Thursday, August 19, 2010

The King Is Dead


Elvis died yesterday, 33 years ago. I lived in Mississippi that day, and I remember the silence that descended on that summer afternoon. I had already come to the conclusion that I had been born too late, I don't really know when. I was 12. Star Wars came out that summer, and even in my youthful obsession--I had probably seen Star Wars a half dozen times since the beginning of that pre-VHS summer--I could smell the nostalgia in it. Here was more confirmation.

I saw Elvis at the Houston rodeo. I had seen David Cassidy the year before, and I think I saw Doc Severinson the year after. I would see Evel Kenievel jump a dozen Camaros in the Astrodome, too, but not as part of the Rodeo. I'm not sure why the rodeo had headliners, but it was Texas. We got a day off school  the first Friday the the rodeo was in town. He, Elvis, was a tiny, glittery figure on the center of the Astrodome floor. Even from the top deck, I want to say the Purple Seats, but maybe the Orange Seats. Anyway, the way the lighting worked, you could see the rhinestones flash even at close to a quarter mile away. My grandparents had seen him in Vegas, and when they visited us, my grandfather borrowed my guitar and showed me some of the King's moves. He later made me a strap out of one of his belts, it was white, so I could gyrate while holding the guitar. They were fans of Englebert Humperdink and Shirley Bassey, but the next time we were all in Vegas together they took my parents to see him.

That afternoon, when the Gilligan's Island rerun and dialing-for-dollars movie cut out--late summer, late afternoon, Brandon, Mississippi, you are goddam right I was inside in front of the television--in favor of the haircuts and blazers and somber, unaccented mellifluousness of Jackson newscasters, I wondered if this was what people meant when they talked about remembering where they were when Kennedy was killed. A few years earlier, in Houston, I had watched Lyndon Baines Johnson's all day funeral with my great grandmother, a Republican, like a Lincoln Republican, and patriot, who I can't imagine was super-fond of LBJ (Who knows, maybe she was. In spite of a somewhat dated racial vocabulary, she was vehemently pro civil-rights and pro-Vietnam entanglement, so maybe she loved LBJ. I do remember vividly she and my mother screaming at each other about Richard Nixon, though, her, the great-grandmother taking the rare-for-the-time pro-Nixon position.), but we sat there from noon to sundown in my parents' living room watching the caisson creep down Congress in the rain. I was pretty sure that wasn't what the Kennedy people were talking about.
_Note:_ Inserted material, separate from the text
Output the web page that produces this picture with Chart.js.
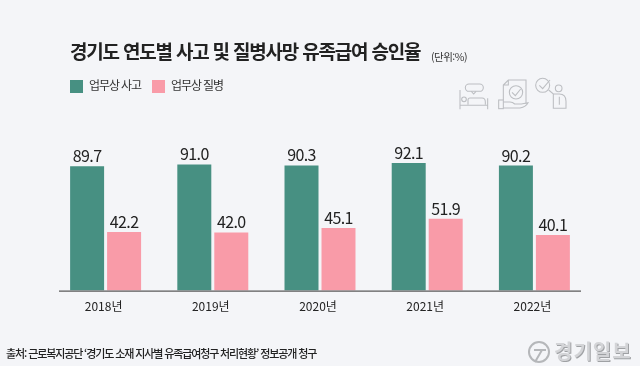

Jailhouse Rock is easily the best Elvis movie. Viva Las Vegas! has some cool songs and old Vegas scenery and Anne Margaret. My favorite, though, is Roustabout, because his co-star and erstwhile love interest is Barbara Stanwyck. It haslo has the song "Poison Ivy League" which in certain fantasies, I get to play from the DJ booth when GW Bush comes into the fantasy West Louisiana dive bar where I work for minimum wage (It's a pretty high-concept fantasy.)

That Albert Goldman Elvis: What Happened? was a nasty piece of work, but highly readable and satisfying in a corpse desecrating kind of a way. Griel Marcus famously calls Goldman a hippy in the pre-60s/Yippee sense--the guy who has to use the most highly charged and provocative vocabulary and phrasing to describe anything at anytime--in opposition to a hipster who knew when and what to say and knew how to keep things cool. His Mystery Train makes a great antidote to Goldman's venom. Then Peter Guralnick takes two brilliantly designed volumes to go deeper and than anyone else ever will.